Les vacances s’annoncent. Une tempête de neige aussi. Une visite chez le toubib. Une cousine qui vient passer un peu de temps avec nous à Khmiss Batata. Je n’ai pas la tête à penser à quoi que ce soit. Bref, on verra en tant et lieu. C’est la saison du réchauffé. Je reposte un vieux billet pour éviter au Mythe de se perdre dans mes archives. Sur ce, je vais aller vider le compte en banque vu que je suis bien partie hier après-midi, autant continuer 🙂
Elle a décidé que je serai un personnage de fiction. Comme ça, tout de go, sans demander mon avis! Et me voilà, créée par une nomade malade parce que sédentarisée au milieu d’une vallée. Recluse volontaire, elle se terre dans le silence et me donne la parole.
J’ignore qui de nous deux a fait les premiers pas, laquelle d’entre nous a décidé que je prenne la parole.
Longtemps, j’ai observé sa vie. Longtemps, elle m’y a interdit l’accès. Elle aime entretenir des jardins secrets et y plante des chimères à défaut d’orangers. Des deux, elle dit que je suis l’irréductible, la nomade, celle qui rêve de déployer ses ailes. Les siennes sont de cire. Elle les colmate du mieux qu’elle peut espérant un jour prendre son envol. Elle entretient la diplomatie et vit à l’ère des compromis. La diplomatie? Laissez-moi rire, c’est juste bon à enrober le fiel. Depuis que j’existe, elle me supporte tant bien que mal. Parfois, elle me laisse le champ libre tout en s’inventant des vies. Patiemment, elle construit ses palais imaginaires que je viens détruire d’un coup sec. Elle rêve trop alors je m’érige contre ses sottises, ses idéaux. Coincée dans la vallée, elle contemple les terres défrichées il y a quelques centaines d’années par les colons venus du vieux continent. Elle imagine leur rude labeur. Leurs longs hivers, les étés torrides et les peaux burinées par le soleil et dévorées par les mouches noires. Elle accueille les nomades de passage et vante les avantages de la vallée à qui veut bien l’entendre. Elle parcourt le territoire tout en rêvant à d’autres cieux.
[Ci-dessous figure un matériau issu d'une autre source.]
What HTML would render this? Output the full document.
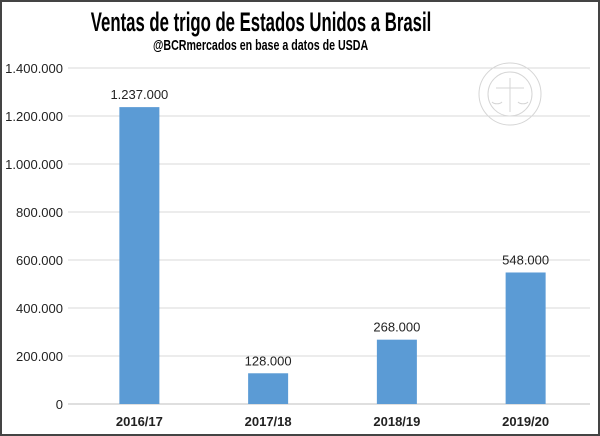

Le ciel du pays des ancêtres lui manque terriblement et c’est à ce moment qu’elle me permet de m’exprimer. J’entretiens son amour de la darija, langue qu’elle n’utilise qu’avec elle-même. (Le pays des ancêtres lui manque de moins en moins aujourd’hui en ce 15 décembre 2007)

Certains soir, je prends la relève. Je l’invite à sortir admirer la voûte céleste, je lui parle des étoiles. Elle y recherche le prénom de son père. Elle l’imagine la regardant et commence un monologue intérieur. Elle lui raconte ses journées et lui pose des questions. Puis elle se tait. Il lui disait souvent qu’il fallait communier par le silence. Elle laisse donc le silence meubler ses murs et colorer sa vie.
Elle me décrit rarement car je prends trop de place. Quand je la devine mélancolique, je me saisis de ses pinceaux et je barbouille la houle, les rochers et le fracas des vagues. Elle se laisse aller encore une fois à ses rêveries. Je l’installe sur mon dos et je m’envole loin de la vallée. Loin des descendants de défricheurs. Loin du fleuve. Loin des champs. Il faut bien que la fiction serve à quelque chose.